DESCRIPTION OF THE TASK: In the entries below, find every line with "this" and copy it.
▼
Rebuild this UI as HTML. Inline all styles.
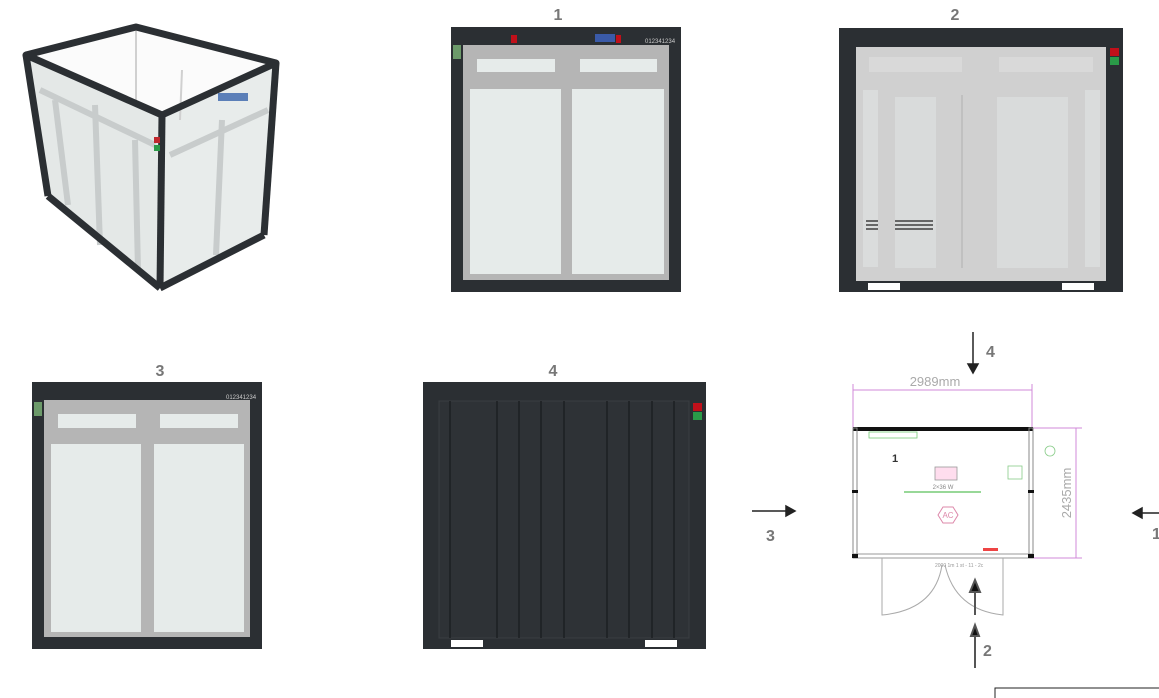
<!DOCTYPE html>
<html><head><meta charset="utf-8"><style>
html,body{margin:0;padding:0;background:#fff;}
svg{display:block;font-family:"Liberation Sans",sans-serif;}
</style></head><body>
<svg width="1159" height="698" viewBox="0 0 1159 698" xmlns="http://www.w3.org/2000/svg">
<rect width="1159" height="698" fill="#fff"/>
<!-- 3D view -->
<g>
<polygon points="26,55 136,27 276,63 162,115" fill="#fbfbfb"/>
<polygon points="162,115 276,63 264,235 160,288" fill="#e8eceb"/>
<polygon points="26,55 162,115 160,288 48,196" fill="#e4e8e7"/>
<g fill="none" stroke="#c8cccc" stroke-width="6">
<line x1="40" y1="90" x2="155" y2="145"/><line x1="95" y1="105" x2="100" y2="245"/>
<line x1="170" y1="155" x2="268" y2="110"/><line x1="222" y1="120" x2="216" y2="255"/>
<line x1="55" y1="100" x2="68" y2="205"/><line x1="135" y1="140" x2="138" y2="270"/>
</g>
<g fill="none" stroke="#d0d0d0" stroke-width="2"><line x1="136" y1="27" x2="136" y2="105"/><line x1="182" y1="70" x2="180" y2="120"/></g>
<g fill="none" stroke="#2b2f33" stroke-width="7" stroke-linejoin="round">
<polygon points="26,55 136,27 276,63 162,115"/>
<line x1="162" y1="115" x2="160" y2="288"/>
<line x1="26" y1="55" x2="48" y2="196"/>
<line x1="276" y1="63" x2="264" y2="235"/>
<line x1="48" y1="196" x2="160" y2="288"/>
<line x1="160" y1="288" x2="264" y2="235"/>
</g>
<rect x="154" y="137" width="6" height="6" fill="#c0282e"/><rect x="154" y="145" width="6" height="6" fill="#2a9a48"/>
<rect x="218" y="93" width="30" height="8" fill="#5b7fb8"/>
</g>
<!-- View 1 -->
<text x="558" y="20" font-size="16" font-weight="bold" fill="#777" text-anchor="middle">1</text>
<rect x="451" y="27" width="230" height="265" fill="#2b2f33"/>
<rect x="463" y="45" width="206" height="235" fill="#b5b5b5"/>
<rect x="477" y="59" width="78" height="13" fill="#e6ebea"/><rect x="580" y="59" width="77" height="13" fill="#e6ebea"/>
<rect x="470" y="89" width="91" height="185" fill="#e6ebea"/><rect x="572" y="89" width="92" height="185" fill="#e6ebea"/>
<rect x="511" y="35" width="6" height="8" fill="#c0101a"/><rect x="595" y="34" width="20" height="8" fill="#3a5aa8"/><rect x="616" y="35" width="5" height="8" fill="#c0101a"/>
<text x="645" y="43" font-size="6" fill="#ccc">012341234</text>
<rect x="453" y="45" width="8" height="14" fill="#6c9a6a"/>
<!-- View 2 -->
<text x="955" y="20" font-size="16" font-weight="bold" fill="#777" text-anchor="middle">2</text>
<rect x="839" y="28" width="284" height="264" fill="#2b2f33"/>
<rect x="856" y="47" width="250" height="234" fill="#d0d0d0"/>
<rect x="869" y="57" width="93" height="15" fill="#d9d9d9"/><rect x="999" y="57" width="94" height="15" fill="#d9d9d9"/>
<rect x="863" y="90" width="15" height="177" fill="#dadcdc"/><rect x="895" y="97" width="41" height="171" fill="#d9dbdb"/>
<rect x="997" y="97" width="71" height="171" fill="#d9dbdb"/><rect x="1085" y="90" width="15" height="177" fill="#dadcdc"/>
<line x1="962" y1="95" x2="962" y2="268" stroke="#bbb" stroke-width="1.5"/>
<g fill="#666"><rect x="866" y="220" width="12" height="2"/><rect x="866" y="224" width="12" height="2"/><rect x="866" y="228" width="12" height="2"/>
<rect x="895" y="220" width="38" height="2"/><rect x="895" y="224" width="38" height="2"/><rect x="895" y="228" width="38" height="2"/></g>
<rect x="1110" y="48" width="9" height="8" fill="#c0101a"/><rect x="1110" y="57" width="9" height="8" fill="#2a9a48"/>
<rect x="868" y="283" width="32" height="7" fill="#fff"/><rect x="1062" y="283" width="32" height="7" fill="#fff"/>
<!-- View 3 -->
<text x="160" y="376" font-size="16" font-weight="bold" fill="#777" text-anchor="middle">3</text>
<rect x="32" y="382" width="230" height="267" fill="#2b2f33"/>
<rect x="44" y="400" width="206" height="237" fill="#b5b5b5"/>
<rect x="58" y="414" width="78" height="14" fill="#e6ebea"/><rect x="160" y="414" width="78" height="14" fill="#e6ebea"/>
<rect x="51" y="444" width="90" height="188" fill="#e6ebea"/><rect x="154" y="444" width="90" height="188" fill="#e6ebea"/>
<text x="226" y="399" font-size="6" fill="#ccc">012341234</text>
<rect x="34" y="402" width="8" height="14" fill="#6c9a6a"/>
<!-- View 4 -->
<text x="553" y="376" font-size="16" font-weight="bold" fill="#777" text-anchor="middle">4</text>
<rect x="423" y="382" width="283" height="267" fill="#2b2f33"/>
<rect x="439" y="401" width="250" height="237" fill="#2e3236" stroke="#3a3e42"/>
<g stroke="#1c1f22" stroke-width="1.5">
<line x1="450" y1="401" x2="450" y2="638"/><line x1="497" y1="401" x2="497" y2="638"/><line x1="519" y1="401" x2="519" y2="638"/>
<line x1="541" y1="401" x2="541" y2="638"/><line x1="564" y1="401" x2="564" y2="638"/><line x1="607" y1="401" x2="607" y2="638"/>
<line x1="629" y1="401" x2="629" y2="638"/><line x1="652" y1="401" x2="652" y2="638"/><line x1="674" y1="401" x2="674" y2="638"/></g>
<rect x="693" y="403" width="9" height="8" fill="#c0101a"/><rect x="693" y="412" width="9" height="8" fill="#2a9a48"/>
<rect x="451" y="640" width="32" height="7" fill="#fff"/><rect x="645" y="640" width="32" height="7" fill="#fff"/>
<!-- Floor plan -->
<g fill="none" stroke="#d08ad8" stroke-width="1">
<line x1="853" y1="390" x2="1032" y2="390"/><line x1="853" y1="384" x2="853" y2="428"/><line x1="1032" y1="384" x2="1032" y2="428"/>
<line x1="1076" y1="428" x2="1076" y2="558"/><line x1="1033" y1="428" x2="1082" y2="428"/><line x1="1033" y1="558" x2="1082" y2="558"/>
</g>
<text x="935" y="386" font-size="13" fill="#aaa" text-anchor="middle">2989mm</text>
<text x="1071" y="493" font-size="13" fill="#aaa" text-anchor="middle" transform="rotate(-90 1071 493)">2435mm</text>
<rect x="853" y="428" width="180" height="130" fill="#fff" stroke="#999" stroke-width="1"/>
<rect x="853" y="427" width="180" height="4" fill="#111"/>
<rect x="853" y="428" width="4" height="130" fill="none" stroke="#888" stroke-width="1"/>
<rect x="1029" y="428" width="4" height="130" fill="none" stroke="#888" stroke-width="1"/>
<line x1="853" y1="554" x2="1033" y2="554" stroke="#999"/>
<rect x="852" y="554" width="6" height="4" fill="#111"/><rect x="1028" y="554" width="6" height="4" fill="#111"/>
<rect x="852" y="490" width="6" height="3" fill="#111"/><rect x="1028" y="490" width="6" height="3" fill="#111"/>
<text x="895" y="462" font-size="11" font-weight="bold" fill="#333" text-anchor="middle">1</text>
<rect x="869" y="432" width="48" height="6" fill="none" stroke="#7c7" stroke-width="0.8"/>
<rect x="935" y="467" width="22" height="13" fill="#fde" stroke="#999" stroke-width="0.8"/>
<line x1="904" y1="492" x2="981" y2="492" stroke="#7c7" stroke-width="1.5"/>
<text x="943" y="489" font-size="6" fill="#888" text-anchor="middle">2×36 W</text>
<polygon points="938,515 943,507 953,507 958,515 953,523 943,523" fill="none" stroke="#d8a" stroke-width="1"/>
<text x="948" y="518" font-size="8" fill="#d8a" text-anchor="middle">AC</text>
<circle cx="1050" cy="451" r="5" fill="none" stroke="#8c8" stroke-width="0.8"/>
<rect x="1008" y="466" width="14" height="13" fill="none" stroke="#8c8" stroke-width="0.8"/>
<rect x="983" y="548" width="15" height="3" fill="#e44"/>
<text x="935" y="567" font-size="5" fill="#999">2000 1m 1 st - 11 - 2c</text>
<g fill="none" stroke="#aaa" stroke-width="1">
<path d="M882,558 L882,615 Q935,610 942,565"/><path d="M1003,558 L1003,615 Q955,610 945,565"/>
</g>
<!-- arrows -->
<g stroke="#222" stroke-width="1.5" fill="#222">
<line x1="973" y1="332" x2="973" y2="366"/><polygon points="968,364 978,364 973,373"/>
<line x1="752" y1="511" x2="788" y2="511"/><polygon points="786,506 786,516 795,511"/>
<line x1="1159" y1="513" x2="1141" y2="513"/><polygon points="1142,508 1142,518 1133,513"/>
</g>
<g stroke="#555" stroke-width="2" fill="#111">
<line x1="975" y1="588" x2="975" y2="615"/><polygon points="970,592 980,592 975,580"/>
<line x1="975" y1="633" x2="975" y2="668"/><polygon points="971,636 979,636 975,625"/>
</g>
<g font-size="16" font-weight="bold" fill="#777">
<text x="986" y="357">4</text><text x="766" y="541">3</text><text x="1152" y="539">1</text><text x="983" y="656">2</text>
</g>
<rect x="995" y="688" width="170" height="20" fill="none" stroke="#222" stroke-width="1"/>
</svg>
</body></html>
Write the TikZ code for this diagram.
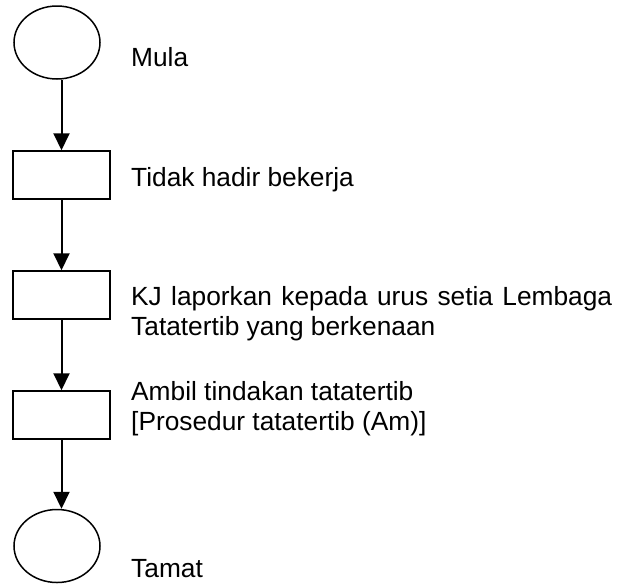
\documentclass[tikz,border=0pt]{standalone}
\usepackage{fontspec}
\setmainfont{Liberation Sans}
\usetikzlibrary{arrows.meta,shapes.geometric}
\begin{document}
\begin{tikzpicture}[x=1pt,y=-1pt,
  term/.style={draw,ellipse,line width=1.5pt,minimum width=86pt,minimum height=73pt,inner sep=0pt},
  stepbox/.style={draw,rectangle,line width=1.5pt,minimum width=97pt,minimum height=48pt,inner sep=0pt},
  lbl/.style={anchor=base west,inner sep=0pt,align=left,font=\fontsize{26.3}{29.5}\selectfont},
  flow/.style={line width=2pt,-{Triangle[length=17pt,width=16pt]}}]
\useasboundingbox (0,0) rectangle (631,584);
\node[term] (e1) at (57,42.5) {};
\node[stepbox] (b1) at (61.5,175) {};
\node[stepbox] (b2) at (61.5,295) {};
\node[stepbox] (b3) at (61.5,415) {};
\node[term] (e2) at (57,546) {};
\draw[flow] (e1.south -| b1.north) -- (b1.north);
\draw[flow] (b1.south) -- (b2.north);
\draw[flow] (b2.south) -- (b3.north);
\draw[flow] (b3.south) -- (b3.south |- e2.north);
\node[lbl] (t1) at (131,66) {Mula};
\node[lbl] (t2) at (131,186) {Tidak hadir bekerja};
\node[lbl] (t3) at (131,335) {\makebox[481pt][s]{KJ laporkan kepada urus setia Lembaga}\\Tatatertib yang berkenaan};
\node[lbl] (t4) at (131,430) {Ambil tindakan tatatertib\\{}[Prosedur tatatertib (Am)]};
\node[lbl] (t5) at (131,577) {Tamat};
\end{tikzpicture}
\end{document}
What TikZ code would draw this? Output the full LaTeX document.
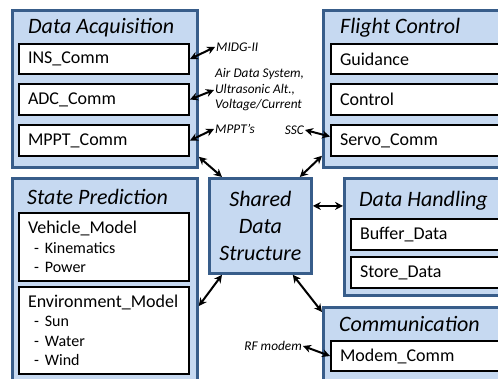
▲
IN RESPONSE:
Rebuild this UI as HTML. Inline all styles.
Write the TikZ code for this diagram.
What TikZ code would draw this? Output the full LaTeX document.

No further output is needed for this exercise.